Monday 20 June 2011

Is the saying 'Chinese whisper' racist?

Yesterday my local paper reported  a story from Bejing where a young toddler had fallen from a building and become wedged behind an airconditioner. And then someone made a funny comment and then it was misunderstood or trolled for response and it was on. Don't you love the internet? Just like the safety of being locked inside the shell of your car where you can yell and shout at all the other idiot drivers who are refusing to give you a perfect run to wherever you're going.

Anyway - it got me thinking about what kicked the whole thing off. There are various terms we use for things that we probably never slow down to really think about. I've grown up knowing the term Chinese whisper - first as a party game where you whisper to the next person and they whisper on down the line and then you reveal the message that has ended up and the message that began - only to fall about laughing because the phrase 'particularly nasty weather' has been tortured through retelling and has ended up 'tickle your arse with a feather'. And then as I got older to realise how the saying came about.

In Australia, the Chinese have been part of our country since they flocked here in the 1850's to join the huge Victorian gold rush. In fact my first boss was Chinese and I remember asking him once when his family arrived - and in his very broad Aussie accent he said, "5 generations ago."

Now I don't know if the term 'Chinese Whsiper' comes from the gold fields where a message left with a Chinaman who barely spoke English would be passed on as something different, or if the term has come from elsewhere.
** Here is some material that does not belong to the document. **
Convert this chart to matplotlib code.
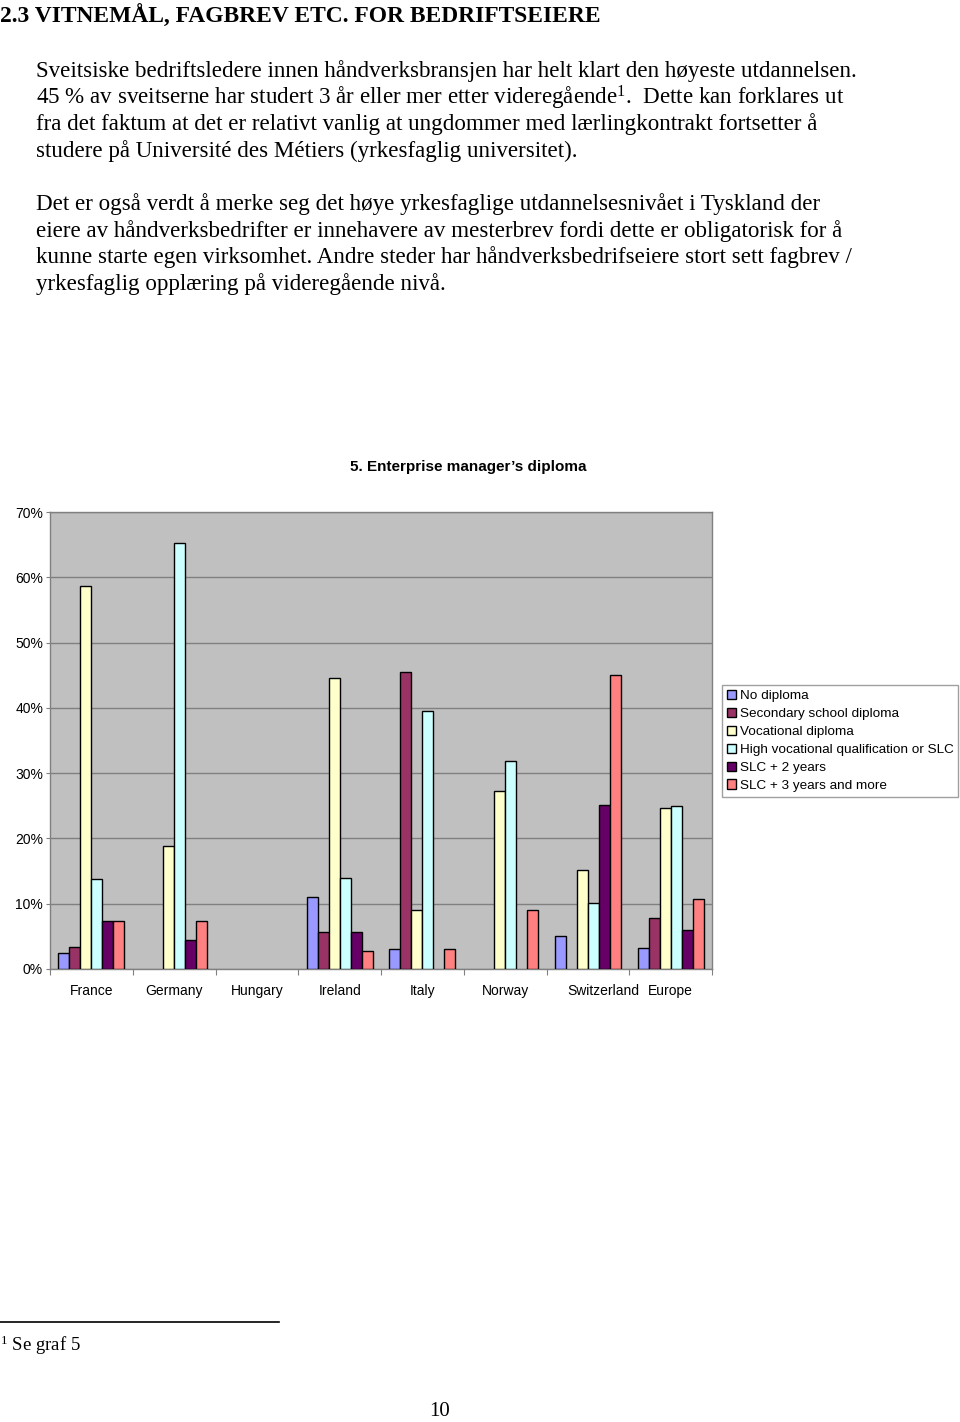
import matplotlib
matplotlib.use("Agg")
import matplotlib.pyplot as plt
import numpy as np
from matplotlib.transforms import ScaledTranslation

plt.rcParams['mathtext.fontset'] = 'custom'
plt.rcParams['mathtext.rm'] = 'Liberation Serif'
plt.rcParams['mathtext.default'] = 'regular'

countries = ["France", "Germany", "Hungary", "Ireland", "Italy", "Norway", "Switzerland", "Europe"]
series_names = ["No diploma", "Secondary school diploma", "Vocational diploma",
                "High vocational qualification or SLC", "SLC + 2 years", "SLC + 3 years and more"]
no_diploma = [2.4, 0, 0, 11.1, 3.1, 0, 5.1, 3.2]
secondary = [3.3, 0, 0, 5.6, 45.5, 0, 0, 7.8]
vocational = [58.6, 18.9, 0, 44.5, 9.1, 27.3, 15.1, 24.7]
high_voc = [13.8, 65.3, 0, 13.9, 39.5, 31.8, 10.1, 24.9]
slc2 = [7.3, 4.4, 0, 5.6, 0, 0, 25.1, 6.0]
slc3 = [7.3, 7.3, 0, 2.8, 3.1, 9.1, 45.1, 10.7]
colors = ["#9999FF", "#993366", "#FFFFCC", "#CCFFFF", "#660066", "#FF8080"]
ytick_labels = ["0%", "10%", "20%", "30%", "40%", "50%", "60%", "70%"]

W, H = 960, 1422
fig = plt.figure(figsize=(W / 100, H / 100), dpi=100)

def fy(px):
    return 1 - px / H

serif = "Liberation Serif"
# Page text
fig.text(0 / W, fy(16), "2.3 VITNEMÅL, FAGBREV ETC. FOR BEDRIFTSEIERE", family=serif,
         fontsize=16.9, fontweight="bold", va="center", ha="left")
body1 = ["Sveitsiske bedriftsledere innen håndverksbransjen har helt klart den høyeste utdannelsen.",
         "45 % av sveitserne har studert 3 år eller mer etter videregående$^{1}$.  Dette kan forklares ut",
         "fra det faktum at det er relativt vanlig at ungdommer med lærlingkontrakt fortsetter å",
         "studere på Université des Métiers (yrkesfaglig universitet)."]
body2 = ["Det er også verdt å merke seg det høye yrkesfaglige utdannelsesnivået i Tyskland der",
         "eiere av håndverksbedrifter er innehavere av mesterbrev fordi dette er obligatorisk for å",
         "kunne starte egen virksomhet. Andre steder har håndverksbedrifseiere stort sett fagbrev /",
         "yrkesfaglig opplæring på videregående nivå."]
for i, line in enumerate(body1):
    fig.text(36 / W, fy(71 + i * 26.6), line, family=serif, fontsize=16.6, va="center", ha="left")
for i, line in enumerate(body2):
    fig.text(36 / W, fy(204 + i * 26.6), line, family=serif, fontsize=16.6, va="center", ha="left")

# footnote
fig.add_artist(plt.Line2D([0, 279 / W], [fy(1322), fy(1322)], color="black", lw=1.2))
fig.text(0 / W, fy(1345), "$^{1}$ Se graf 5", family=serif, fontsize=13.5, va="center", ha="left")
fig.text(440 / W, fy(1412), "10", family=serif, fontsize=15, va="center", ha="center")

# Chart
ax = fig.add_axes([50 / W, fy(969), 662 / W, (969 - 512) / H])
ax.set_facecolor("#C0C0C0")
series = [no_diploma, secondary, vocational, high_voc, slc2, slc3]
x = np.arange(len(countries))
bw = 0.8 / 6
for k, (vals, col, name) in enumerate(zip(series, colors, series_names)):
    bars = ax.bar(x - 0.4 + bw * (k + 0.5), vals, width=bw, color=col, edgecolor="black",
                  linewidth=1.0, label=name, zorder=3)
    for b, v in zip(bars, vals):
        if v == 0:
            b.set_visible(False)

ax.set_xlim(-0.5, len(countries) - 0.5)
ax.set_ylim(0, 70)
ax.set_yticks(np.arange(0, 71, 10))
ax.set_yticklabels(ytick_labels, family="Liberation Sans", fontsize=10)
ax.yaxis.grid(True, color="#808080", lw=1.0, zorder=1)
ax.set_xticks(np.arange(-0.5, len(countries) - 0.5 + 0.01, 1))
ax.set_xticklabels([])
ax.set_xticks(x, minor=True)
ax.set_xticklabels(countries, minor=True, family="Liberation Sans", fontsize=10)
ax.tick_params(axis="x", which="minor", length=0, pad=11)
ax.tick_params(axis="x", which="major", length=4, color="#808080", direction="out")
ax.tick_params(axis="y", length=3, color="#808080", pad=2, direction="out")
for s in ["top", "right", "left", "bottom"]:
    ax.spines[s].set_color("#808080")
    ax.spines[s].set_linewidth(1.0)

# Excel nudged the long "Switzerland" label to the right
for lbl in ax.get_xticklabels(minor=True):
    if lbl.get_text() == "Switzerland":
        lbl.set_transform(lbl.get_transform() + ScaledTranslation(15 / 100, 0, fig.dpi_scale_trans))

fig.text(468 / W, fy(467), "5. Enterprise manager’s diploma", family="Liberation Sans",
         fontsize=11, fontweight="bold", ha="center", va="center")

leg = fig.legend(loc="upper left", bbox_to_anchor=(722 / W, fy(685)),
                 prop={"family": "Liberation Sans", "size": 9.7},
                 handlelength=0.7, handleheight=0.7, handletextpad=0.25,
                 labelspacing=0.41, borderpad=0.35, borderaxespad=0,
                 fancybox=False, framealpha=1, edgecolor="#A0A0A0")
leg.get_frame().set_linewidth(1.0)

fig.savefig("out.png", dpi=100)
I know in other countries the practise/game is called 'Telephone" - a far better and less controversial title. But is the term Chinese Whisper racist? Does it infer more than a struggle with language - a comment on intelligence? If so then it's definitely racist, but for me it goes into the politically correct - too hard basket. The readers in the newspaper certainly got stuck in and divided into the 'yes it does' and the 'no it doesn't' camps.
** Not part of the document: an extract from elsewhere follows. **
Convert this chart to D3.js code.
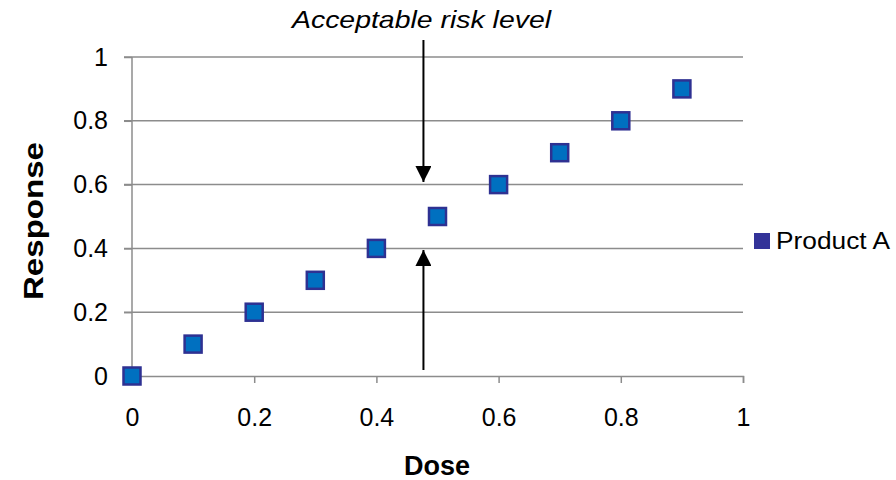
<!DOCTYPE html>
<html>
<head>
<meta charset="utf-8">
<script src="https://cdn.jsdelivr.net/npm/d3@7"></script>
<style>
  body { margin: 0; background: #fff; }
  text { font-family: Arial, "Liberation Sans", sans-serif; fill: #000; }
</style>
</head>
<body>
<script>
'use strict';

// chart data
const doseValues = [0, 0.1, 0.2, 0.3, 0.4, 0.5, 0.6, 0.7, 0.8, 0.9];
const responseValues = [0, 0.1, 0.2, 0.3, 0.4, 0.5, 0.6, 0.7, 0.8, 0.9];
const xTicks = [0, 0.2, 0.4, 0.6, 0.8, 1];
const yTicks = [0, 0.2, 0.4, 0.6, 0.8, 1];
const seriesName = "Product A";
const riskDose = 0.477;
const riskLabel = "Acceptable risk level";

(function() {
  const svg = d3.select('body')
    .append('svg')
    .attr('width', 896)
    .attr('height', 480);

  // arrowhead marker
  svg.append('defs').append('marker')
    .attr('id', 'arrow')
    .attr('viewBox', '0 0 10 10')
    .attr('refX', 10)
    .attr('refY', 5)
    .attr('markerWidth', 16)
    .attr('markerHeight', 16)
    .attr('markerUnits', 'userSpaceOnUse')
    .attr('orient', 'auto')
    .append('path')
    .attr('d', 'M0,0 L10,5 L0,10 Z')
    .attr('fill', '#000');

  const xScale = d3.scaleLinear().domain([0, 1]).range([132, 743]);
  const yScale = d3.scaleLinear().domain([0, 1]).range([376, 57]);

  // horizontal gridlines
  svg.selectAll('.grid')
    .data(yTicks.filter(d => d > 0))
    .enter()
    .append('line')
    .attr('x1', 124)
    .attr('x2', xScale(1))
    .attr('y1', d => yScale(d))
    .attr('y2', d => yScale(d))
    .attr('stroke', '#8c8c8c')
    .attr('stroke-width', 1.5);

  // x axis
  const xAxis = d3.axisBottom(xScale).tickValues(xTicks).tickSize(7).tickPadding(25)
    .tickFormat(d3.format('~g'));
  const gx = svg.append('g')
    .attr('transform', `translate(0, ${yScale(0)})`)
    .call(xAxis);
  gx.select('.domain').attr('stroke', '#8c8c8c').attr('stroke-width', 1.5);
  gx.selectAll('.tick line').attr('stroke', '#8c8c8c').attr('stroke-width', 1.5);
  gx.selectAll('.tick text')
    .style('font-size', '25px')
    .style('font-family', 'Arial, "Liberation Sans", sans-serif')
    .attr('dy', '0.71em');

  // y axis
  const yAxis = d3.axisLeft(yScale).tickValues(yTicks).tickSize(8).tickPadding(16)
    .tickFormat(d3.format('~g'));
  const gy = svg.append('g')
    .attr('transform', `translate(${xScale(0)}, 0)`)
    .call(yAxis);
  gy.select('.domain').attr('stroke', '#8c8c8c').attr('stroke-width', 1.5)
    .attr('d', `M0,${yScale(0)}V${yScale(1)}`);
  gy.selectAll('.tick line').attr('stroke', '#8c8c8c').attr('stroke-width', 1.5);
  gy.selectAll('.tick text')
    .style('font-size', '25px')
    .style('font-family', 'Arial, "Liberation Sans", sans-serif');

  // data points
  const data = doseValues.map((d, i) => ({dose: d, response: responseValues[i]}));
  svg.selectAll('.dot')
    .data(data)
    .enter()
    .append('rect')
    .attr('class', 'dot')
    .attr('x', d => xScale(d.dose) - 8.5)
    .attr('y', d => yScale(d.response) - 8.5)
    .attr('width', 17)
    .attr('height', 17)
    .attr('fill', '#0070c0')
    .attr('stroke', '#2e3192')
    .attr('stroke-width', 2.5);

  // risk arrows
  const ax = xScale(riskDose);
  svg.append('line')
    .attr('x1', ax).attr('x2', ax)
    .attr('y1', 40).attr('y2', 182)
    .attr('stroke', '#000').attr('stroke-width', 2)
    .attr('marker-end', 'url(#arrow)');
  svg.append('line')
    .attr('x1', ax).attr('x2', ax)
    .attr('y1', 370).attr('y2', 250)
    .attr('stroke', '#000').attr('stroke-width', 2)
    .attr('marker-end', 'url(#arrow)');

  svg.append('text')
    .attr('x', 292)
    .attr('y', 28)
    .attr('textLength', 259)
    .attr('lengthAdjust', 'spacingAndGlyphs')
    .style('font-size', '24px')
    .style('font-style', 'italic')
    .text(riskLabel);

  // axis titles
  svg.append('text')
    .attr('x', 437)
    .attr('y', 475)
    .attr('text-anchor', 'middle')
    .style('font-size', '27px')
    .style('font-weight', 'bold')
    .text('Dose');

  svg.append('text')
    .attr('transform', 'translate(43, 300)rotate(-90)')
    .attr('textLength', 158)
    .attr('lengthAdjust', 'spacingAndGlyphs')
    .style('font-size', '28px')
    .style('font-weight', 'bold')
    .text('Response');

  // legend
  svg.append('rect')
    .attr('x', 754)
    .attr('y', 233)
    .attr('width', 16)
    .attr('height', 16)
    .attr('fill', '#333399');
  svg.append('text')
    .attr('x', 776)
    .attr('y', 249)
    .attr('textLength', 114)
    .attr('lengthAdjust', 'spacingAndGlyphs')
    .style('font-size', '23px')
    .text(seriesName);
})();
</script>
</body>
</html>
My call is that I don't think it is a term that signals a racist attitude, but it may infer one unwittingly. And for that reason - I'm going to take it out of my vocabulary and start calling that game 'Telephone'. Because the last thing I would ever want to be accused of is being a racist. So from now on when I give information to someone and they get what I say totally arse backwards, I will say it's just like playing telephone...... stupid Indian call centres!